With a stage and film career that spanned sixty-six years, Katharine “Kate” Hepburn (1907-2003) is an American icon, who dazzled silver screen, television, and theater audiences and even earned the nickname “The First Lady of Cinema.” Born and raised in Connecticut, Hepburn’s career reflected the changing role of women in the broader society. Challenging the norms of the day, she took control of her image and identity by establishing a unique sense of style which influenced countless women, fashion designers, and the informal, elegant approach to American style that continues to resonate today.

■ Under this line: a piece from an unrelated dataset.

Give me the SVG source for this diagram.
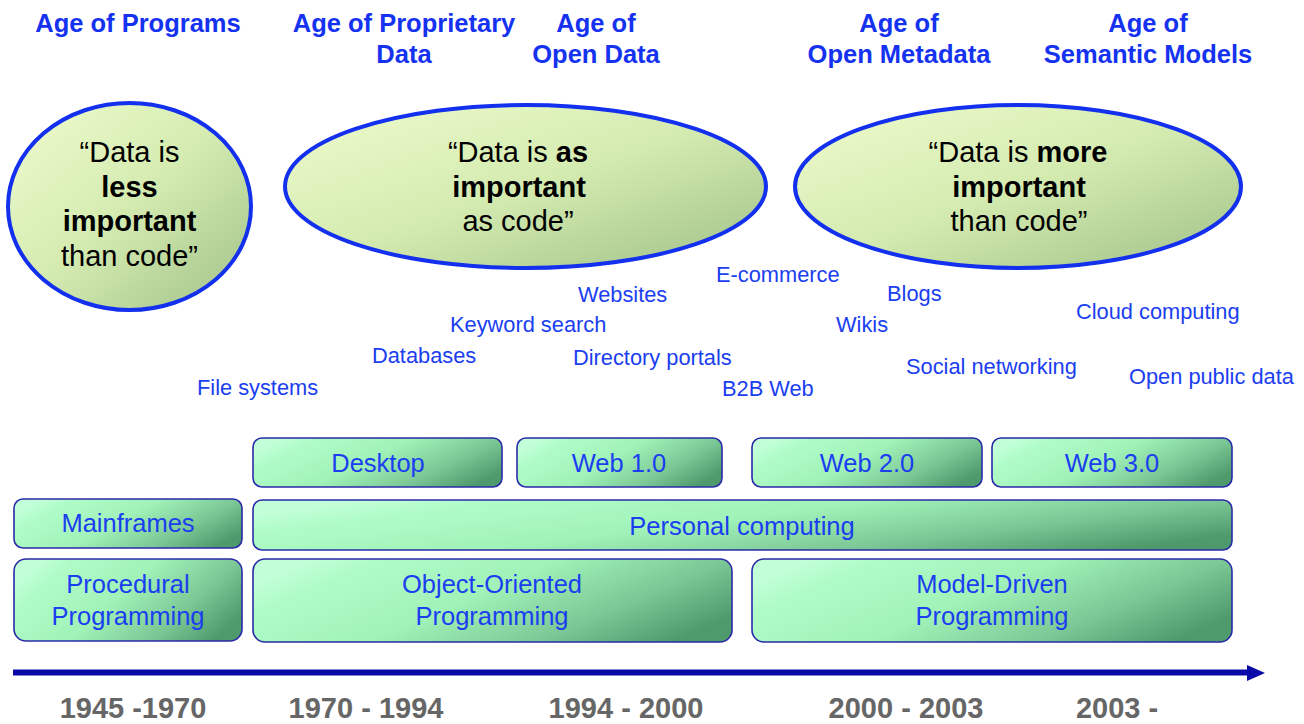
<svg xmlns="http://www.w3.org/2000/svg" width="1304" height="724" viewBox="0 0 1304 724">
<defs>
<linearGradient id="eg" x1="0" y1="0" x2="1" y2="1">
<stop offset="0" stop-color="#effcce"/>
<stop offset="0.5" stop-color="#d4ebb0"/>
<stop offset="1" stop-color="#9fc088"/>
</linearGradient>
<linearGradient id="bg" x1="0" y1="0.3" x2="1" y2="0.7">
<stop offset="0" stop-color="#c2ffd8"/>
<stop offset="0.12" stop-color="#b0fcc8"/>
<stop offset="0.45" stop-color="#a0f2b8"/>
<stop offset="0.75" stop-color="#7cc896"/>
<stop offset="1" stop-color="#4e9a6c"/>
</linearGradient>
<style>
.ell{fill:url(#eg);stroke:#1230ee;stroke-width:4}
.box{fill:url(#bg);stroke:#2a2aa8;stroke-width:1.6}
.title{font-family:"Liberation Sans",Arial,sans-serif;font-weight:bold;font-size:25.5px;fill:#1432f0;text-anchor:middle}
.quote{font-family:"Liberation Sans",Arial,sans-serif;font-size:29px;fill:#000;text-anchor:middle}
.lbl{font-family:"Liberation Sans",Arial,sans-serif;font-size:21.8px;fill:#1a3ef0}
.bt{font-family:"Liberation Sans",Arial,sans-serif;font-size:25.5px;fill:#1a3ef0;text-anchor:middle}
.yr{font-family:"Liberation Sans",Arial,sans-serif;font-weight:bold;font-size:29px;fill:#666;text-anchor:middle}
</style>
</defs>
<rect width="1304" height="724" fill="#fff"/>

<g id="titles">
<text class="title" x="138" y="32">Age of Programs</text>
<text class="title" x="404" y="32">Age of Proprietary</text>
<text class="title" x="404" y="63">Data</text>
<text class="title" x="596" y="32">Age of</text>
<text class="title" x="596" y="63">Open Data</text>
<text class="title" x="899" y="32">Age of</text>
<text class="title" x="899" y="63">Open Metadata</text>
<text class="title" x="1148" y="32">Age of</text>
<text class="title" x="1148" y="63">Semantic Models</text>
</g>

<g id="ellipse-less">
<ellipse class="ell" cx="129.5" cy="206.5" rx="121.5" ry="103.5"/>
<text class="quote" x="129.5" y="162">“Data is</text>
<text class="quote" x="129.5" y="197" font-weight="bold">less</text>
<text class="quote" x="129.5" y="231" font-weight="bold">important</text>
<text class="quote" x="129.5" y="266">than code”</text>
</g>
<g id="ellipse-as">
<ellipse class="ell" cx="525.5" cy="186.5" rx="240.5" ry="81.5"/>
<text class="quote" x="518" y="162">“Data is <tspan font-weight="bold">as</tspan></text>
<text class="quote" x="519" y="197" font-weight="bold">important</text>
<text class="quote" x="518" y="231">as code”</text>
</g>
<g id="ellipse-more">
<ellipse class="ell" cx="1018" cy="186.5" rx="223" ry="81.5"/>
<text class="quote" x="1018" y="162">“Data is <tspan font-weight="bold">more</tspan></text>
<text class="quote" x="1019" y="197" font-weight="bold">important</text>
<text class="quote" x="1019" y="231">than code”</text>
</g>

<g id="labels">
<text class="lbl" x="716" y="282">E-commerce</text>
<text class="lbl" x="578" y="302">Websites</text>
<text class="lbl" x="887" y="301">Blogs</text>
<text class="lbl" x="1076" y="319">Cloud computing</text>
<text class="lbl" x="450" y="332">Keyword search</text>
<text class="lbl" x="836" y="332">Wikis</text>
<text class="lbl" x="372" y="363">Databases</text>
<text class="lbl" x="573" y="365">Directory portals</text>
<text class="lbl" x="906" y="374">Social networking</text>
<text class="lbl" x="1129" y="384">Open public data</text>
<text class="lbl" x="197" y="395">File systems</text>
<text class="lbl" x="722" y="396">B2B Web</text>
</g>

<g id="desktop"><rect class="box" x="253" y="438" width="249" height="49" rx="9"/><text class="bt" x="378" y="472">Desktop</text></g>
<g id="web1"><rect class="box" x="517" y="438" width="205" height="49" rx="9"/><text class="bt" x="619" y="472">Web 1.0</text></g>
<g id="web2"><rect class="box" x="752" y="438" width="230" height="49" rx="9"/><text class="bt" x="867" y="472">Web 2.0</text></g>
<g id="web3"><rect class="box" x="992" y="438" width="240" height="49" rx="9"/><text class="bt" x="1112" y="472">Web 3.0</text></g>
<g id="mainframes"><rect class="box" x="14" y="499" width="228" height="49" rx="9"/><text class="bt" x="128" y="532">Mainframes</text></g>
<g id="personal"><rect class="box" x="253" y="500" width="979" height="50" rx="9"/><text class="bt" x="742" y="535">Personal computing</text></g>
<g id="procedural"><rect class="box" x="14" y="559" width="228" height="82" rx="12"/><text class="bt" x="128" y="593">Procedural</text><text class="bt" x="128" y="625">Programming</text></g>
<g id="oop"><rect class="box" x="253" y="559" width="479" height="83" rx="12"/><text class="bt" x="492" y="593">Object-Oriented</text><text class="bt" x="492" y="625">Programming</text></g>
<g id="mdp"><rect class="box" x="752" y="559" width="480" height="83" rx="12"/><text class="bt" x="992" y="593">Model-Driven</text><text class="bt" x="992" y="625">Programming</text></g>

<g id="connectors">
<line x1="13" y1="672.5" x2="1249" y2="672.5" stroke="#0a0aa8" stroke-width="6"/>
<polygon points="1247,665 1265,673 1247,681" fill="#0a0aa8"/>
</g>

<g id="years">
<text class="yr" x="133" y="718">1945 -1970</text>
<text class="yr" x="366" y="718">1970 - 1994</text>
<text class="yr" x="626" y="718">1994 - 2000</text>
<text class="yr" x="906" y="718">2000 - 2003</text>
<text class="yr" x="1117" y="718">2003 -</text>
</g>
</svg>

On April 11, 2014, the Connecticut Historical Society brought Kate’s personal costume collection back to her home state with a special exhibit, Katharine Hepburn: Dressed for Stage and Screen. This was the first and only scheduled New England appearance for the limited-time exhibition, which featured over 40 costumes, worn in 21 films and 6 stage productions. The collection included an ensemble of her signature tailored beige trousers and linen jackets, vintage posters, playbills, photos, and other Hepburn-related artifacts as well as stage costumes from The Philadelphia Story and Coco and screen costumes from Adam’s Rib and Stage Door. The exhibit was organized by the Kent State University Museum, with local stories about Hepburn’s remarkable family, her life in Connecticut, and items from CHS’s collection included for its Connecticut appearance.